Code that draws figures
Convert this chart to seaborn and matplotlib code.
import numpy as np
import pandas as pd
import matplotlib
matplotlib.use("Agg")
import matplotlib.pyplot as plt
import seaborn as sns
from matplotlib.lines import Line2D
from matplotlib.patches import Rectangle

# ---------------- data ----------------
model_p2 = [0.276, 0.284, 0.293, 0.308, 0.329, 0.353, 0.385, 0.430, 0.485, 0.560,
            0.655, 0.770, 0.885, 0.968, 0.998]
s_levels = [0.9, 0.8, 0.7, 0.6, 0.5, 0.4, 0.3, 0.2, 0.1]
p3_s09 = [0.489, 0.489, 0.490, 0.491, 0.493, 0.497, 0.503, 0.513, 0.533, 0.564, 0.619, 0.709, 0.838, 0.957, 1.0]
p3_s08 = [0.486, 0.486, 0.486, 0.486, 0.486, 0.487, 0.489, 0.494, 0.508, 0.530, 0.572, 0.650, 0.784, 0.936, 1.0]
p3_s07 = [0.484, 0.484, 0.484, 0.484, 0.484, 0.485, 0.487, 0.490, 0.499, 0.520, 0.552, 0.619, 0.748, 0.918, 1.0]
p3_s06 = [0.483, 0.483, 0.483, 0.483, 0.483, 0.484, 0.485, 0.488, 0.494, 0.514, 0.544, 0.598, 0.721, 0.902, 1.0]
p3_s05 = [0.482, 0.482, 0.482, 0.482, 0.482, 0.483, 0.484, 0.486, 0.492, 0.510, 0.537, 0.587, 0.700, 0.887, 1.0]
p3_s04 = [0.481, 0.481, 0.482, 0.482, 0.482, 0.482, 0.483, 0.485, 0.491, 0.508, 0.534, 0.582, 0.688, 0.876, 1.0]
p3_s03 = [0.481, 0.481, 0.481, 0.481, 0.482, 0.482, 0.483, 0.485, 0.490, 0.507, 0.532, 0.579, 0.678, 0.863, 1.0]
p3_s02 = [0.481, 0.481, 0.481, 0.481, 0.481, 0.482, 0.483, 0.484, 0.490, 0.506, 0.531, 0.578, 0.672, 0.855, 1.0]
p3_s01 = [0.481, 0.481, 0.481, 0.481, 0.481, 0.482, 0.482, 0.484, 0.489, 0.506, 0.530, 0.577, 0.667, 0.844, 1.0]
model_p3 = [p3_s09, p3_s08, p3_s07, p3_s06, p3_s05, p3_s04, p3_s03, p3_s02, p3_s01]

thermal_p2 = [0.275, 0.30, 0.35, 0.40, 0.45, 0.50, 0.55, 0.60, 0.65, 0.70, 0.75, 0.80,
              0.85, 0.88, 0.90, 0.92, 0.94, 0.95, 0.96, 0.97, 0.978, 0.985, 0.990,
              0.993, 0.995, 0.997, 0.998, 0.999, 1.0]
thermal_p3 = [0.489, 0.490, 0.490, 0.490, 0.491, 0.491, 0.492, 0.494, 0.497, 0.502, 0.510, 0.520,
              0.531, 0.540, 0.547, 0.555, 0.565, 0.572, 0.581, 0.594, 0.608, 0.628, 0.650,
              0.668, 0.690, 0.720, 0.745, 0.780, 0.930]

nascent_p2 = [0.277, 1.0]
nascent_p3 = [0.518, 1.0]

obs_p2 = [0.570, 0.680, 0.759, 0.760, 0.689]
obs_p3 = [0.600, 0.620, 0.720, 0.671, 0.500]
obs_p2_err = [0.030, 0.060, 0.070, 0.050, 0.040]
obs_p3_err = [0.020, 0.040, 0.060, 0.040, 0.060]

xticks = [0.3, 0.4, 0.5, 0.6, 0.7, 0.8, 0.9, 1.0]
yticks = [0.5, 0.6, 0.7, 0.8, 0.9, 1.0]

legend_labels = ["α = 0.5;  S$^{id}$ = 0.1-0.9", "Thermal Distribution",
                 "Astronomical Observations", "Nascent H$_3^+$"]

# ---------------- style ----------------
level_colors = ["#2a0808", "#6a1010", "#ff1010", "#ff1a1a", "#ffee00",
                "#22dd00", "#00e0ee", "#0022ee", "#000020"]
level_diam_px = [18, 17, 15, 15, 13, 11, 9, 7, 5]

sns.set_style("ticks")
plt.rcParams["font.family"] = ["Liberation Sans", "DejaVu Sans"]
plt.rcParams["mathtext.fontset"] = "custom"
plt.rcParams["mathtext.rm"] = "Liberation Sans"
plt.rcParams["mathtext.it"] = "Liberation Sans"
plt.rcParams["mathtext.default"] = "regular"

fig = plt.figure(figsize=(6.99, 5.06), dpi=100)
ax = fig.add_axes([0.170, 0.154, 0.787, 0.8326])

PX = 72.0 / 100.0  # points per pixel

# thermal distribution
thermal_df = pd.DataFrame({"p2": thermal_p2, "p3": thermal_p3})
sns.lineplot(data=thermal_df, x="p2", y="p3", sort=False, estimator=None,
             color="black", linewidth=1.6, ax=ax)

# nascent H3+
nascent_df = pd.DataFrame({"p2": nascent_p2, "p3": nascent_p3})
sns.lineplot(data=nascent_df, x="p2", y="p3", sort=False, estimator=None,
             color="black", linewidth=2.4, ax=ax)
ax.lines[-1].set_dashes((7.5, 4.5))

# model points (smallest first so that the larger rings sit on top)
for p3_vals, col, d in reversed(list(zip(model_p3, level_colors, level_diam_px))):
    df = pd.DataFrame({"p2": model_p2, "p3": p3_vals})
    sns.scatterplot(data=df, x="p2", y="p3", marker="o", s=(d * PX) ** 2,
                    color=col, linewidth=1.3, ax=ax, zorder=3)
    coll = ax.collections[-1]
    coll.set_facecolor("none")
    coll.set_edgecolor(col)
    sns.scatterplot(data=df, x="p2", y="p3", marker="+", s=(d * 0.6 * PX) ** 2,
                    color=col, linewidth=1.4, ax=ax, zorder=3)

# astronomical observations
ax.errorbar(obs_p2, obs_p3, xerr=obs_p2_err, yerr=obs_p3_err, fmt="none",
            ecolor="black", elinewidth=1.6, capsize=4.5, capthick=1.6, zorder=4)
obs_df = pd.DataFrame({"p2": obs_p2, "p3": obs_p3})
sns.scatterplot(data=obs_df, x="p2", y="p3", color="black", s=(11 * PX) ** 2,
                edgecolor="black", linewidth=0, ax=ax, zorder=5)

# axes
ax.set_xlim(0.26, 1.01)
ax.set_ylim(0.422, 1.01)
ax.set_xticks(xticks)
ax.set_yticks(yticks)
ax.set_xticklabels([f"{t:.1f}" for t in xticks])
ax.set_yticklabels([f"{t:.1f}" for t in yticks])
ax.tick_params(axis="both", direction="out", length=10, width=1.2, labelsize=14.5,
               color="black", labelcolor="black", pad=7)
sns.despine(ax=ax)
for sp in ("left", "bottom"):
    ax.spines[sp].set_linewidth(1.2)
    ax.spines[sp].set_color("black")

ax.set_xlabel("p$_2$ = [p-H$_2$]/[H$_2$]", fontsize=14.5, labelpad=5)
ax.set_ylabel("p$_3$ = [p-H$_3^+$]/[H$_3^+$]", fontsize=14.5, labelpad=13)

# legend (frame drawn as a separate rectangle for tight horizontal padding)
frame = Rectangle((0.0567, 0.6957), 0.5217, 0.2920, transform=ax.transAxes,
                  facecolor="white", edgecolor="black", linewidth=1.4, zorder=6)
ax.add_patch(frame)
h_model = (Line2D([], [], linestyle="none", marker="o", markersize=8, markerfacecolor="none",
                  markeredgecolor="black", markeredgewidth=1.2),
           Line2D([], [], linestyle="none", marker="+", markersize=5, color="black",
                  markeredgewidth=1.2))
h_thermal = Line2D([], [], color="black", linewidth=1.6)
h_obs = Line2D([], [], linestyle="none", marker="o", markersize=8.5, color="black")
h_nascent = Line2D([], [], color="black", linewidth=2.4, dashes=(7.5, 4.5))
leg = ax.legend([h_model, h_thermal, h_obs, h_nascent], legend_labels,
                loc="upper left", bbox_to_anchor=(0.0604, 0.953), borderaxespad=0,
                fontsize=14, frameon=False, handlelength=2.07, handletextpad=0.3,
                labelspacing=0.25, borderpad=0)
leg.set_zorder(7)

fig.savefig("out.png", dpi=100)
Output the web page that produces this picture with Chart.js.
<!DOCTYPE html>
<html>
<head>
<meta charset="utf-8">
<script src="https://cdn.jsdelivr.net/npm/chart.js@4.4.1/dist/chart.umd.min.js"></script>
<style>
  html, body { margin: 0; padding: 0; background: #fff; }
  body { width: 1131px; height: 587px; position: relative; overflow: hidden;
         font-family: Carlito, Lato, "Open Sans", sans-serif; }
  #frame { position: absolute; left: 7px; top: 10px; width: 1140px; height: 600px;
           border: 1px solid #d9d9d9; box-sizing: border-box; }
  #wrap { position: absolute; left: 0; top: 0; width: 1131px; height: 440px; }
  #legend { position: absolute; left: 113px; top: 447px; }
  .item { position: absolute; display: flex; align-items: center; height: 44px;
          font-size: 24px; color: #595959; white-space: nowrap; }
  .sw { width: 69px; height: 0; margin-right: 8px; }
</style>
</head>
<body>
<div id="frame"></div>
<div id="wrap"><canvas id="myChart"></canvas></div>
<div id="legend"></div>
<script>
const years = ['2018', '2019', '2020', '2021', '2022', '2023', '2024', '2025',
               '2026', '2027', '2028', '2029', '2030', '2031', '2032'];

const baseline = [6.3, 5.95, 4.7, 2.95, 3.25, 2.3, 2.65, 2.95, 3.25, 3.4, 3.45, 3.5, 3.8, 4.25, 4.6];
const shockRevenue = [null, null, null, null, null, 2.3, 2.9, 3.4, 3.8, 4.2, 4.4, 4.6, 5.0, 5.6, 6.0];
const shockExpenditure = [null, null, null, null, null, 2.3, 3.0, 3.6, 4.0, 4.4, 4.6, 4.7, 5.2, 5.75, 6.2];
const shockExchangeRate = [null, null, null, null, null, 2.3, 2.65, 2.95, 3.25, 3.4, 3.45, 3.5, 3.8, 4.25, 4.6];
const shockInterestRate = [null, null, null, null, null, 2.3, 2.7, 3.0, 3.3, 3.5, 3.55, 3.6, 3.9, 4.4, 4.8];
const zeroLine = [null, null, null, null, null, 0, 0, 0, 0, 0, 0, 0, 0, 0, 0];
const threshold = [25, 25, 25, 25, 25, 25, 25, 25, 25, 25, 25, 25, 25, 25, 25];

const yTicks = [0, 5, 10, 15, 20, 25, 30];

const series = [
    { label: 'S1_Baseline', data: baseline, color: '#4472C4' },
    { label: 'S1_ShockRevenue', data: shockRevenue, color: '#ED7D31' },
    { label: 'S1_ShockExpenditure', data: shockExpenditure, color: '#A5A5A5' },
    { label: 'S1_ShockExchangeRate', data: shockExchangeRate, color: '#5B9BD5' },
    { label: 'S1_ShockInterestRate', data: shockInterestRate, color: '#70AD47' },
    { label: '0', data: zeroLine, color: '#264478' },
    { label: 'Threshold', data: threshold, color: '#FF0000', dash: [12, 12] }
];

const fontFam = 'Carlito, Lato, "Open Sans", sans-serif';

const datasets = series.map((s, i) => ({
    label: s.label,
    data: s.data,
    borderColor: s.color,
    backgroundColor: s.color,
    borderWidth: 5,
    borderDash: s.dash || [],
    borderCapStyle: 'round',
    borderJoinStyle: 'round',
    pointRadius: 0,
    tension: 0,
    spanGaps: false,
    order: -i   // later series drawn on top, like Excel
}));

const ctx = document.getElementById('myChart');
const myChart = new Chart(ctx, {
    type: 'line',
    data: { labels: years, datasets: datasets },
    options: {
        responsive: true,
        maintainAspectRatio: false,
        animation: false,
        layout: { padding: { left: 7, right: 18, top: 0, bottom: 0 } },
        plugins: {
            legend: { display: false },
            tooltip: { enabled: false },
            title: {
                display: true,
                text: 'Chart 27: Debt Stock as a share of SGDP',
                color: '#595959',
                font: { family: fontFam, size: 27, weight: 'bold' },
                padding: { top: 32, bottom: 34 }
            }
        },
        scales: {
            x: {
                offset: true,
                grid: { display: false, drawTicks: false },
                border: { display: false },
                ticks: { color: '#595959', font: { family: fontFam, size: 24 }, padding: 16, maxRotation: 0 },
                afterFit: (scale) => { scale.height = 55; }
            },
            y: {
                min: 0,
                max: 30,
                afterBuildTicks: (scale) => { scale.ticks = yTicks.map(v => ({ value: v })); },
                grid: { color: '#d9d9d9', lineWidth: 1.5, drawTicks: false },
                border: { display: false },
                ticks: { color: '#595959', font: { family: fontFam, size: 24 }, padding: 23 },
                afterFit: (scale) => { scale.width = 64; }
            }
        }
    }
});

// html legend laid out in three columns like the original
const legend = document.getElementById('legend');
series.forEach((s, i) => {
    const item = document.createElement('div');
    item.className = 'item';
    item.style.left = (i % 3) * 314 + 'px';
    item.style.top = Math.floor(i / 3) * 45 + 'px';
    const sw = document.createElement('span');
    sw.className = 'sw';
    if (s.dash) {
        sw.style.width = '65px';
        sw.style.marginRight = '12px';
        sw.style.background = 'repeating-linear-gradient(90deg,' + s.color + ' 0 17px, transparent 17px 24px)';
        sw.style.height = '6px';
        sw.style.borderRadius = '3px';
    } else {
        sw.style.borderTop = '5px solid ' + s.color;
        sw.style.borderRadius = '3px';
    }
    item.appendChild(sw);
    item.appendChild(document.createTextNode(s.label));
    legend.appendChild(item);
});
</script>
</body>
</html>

_YOUR GOAL_. Include the first line, the line containing "from matplotlib.patches import Rectangle", and every line between them, copied exactly from the material above; output no other line.

_FULL OUTPUT_.
Convert this chart to seaborn and matplotlib code.
import numpy as np
import pandas as pd
import matplotlib
matplotlib.use("Agg")
import matplotlib.pyplot as plt
import seaborn as sns
from matplotlib.lines import Line2D
from matplotlib.patches import Rectangle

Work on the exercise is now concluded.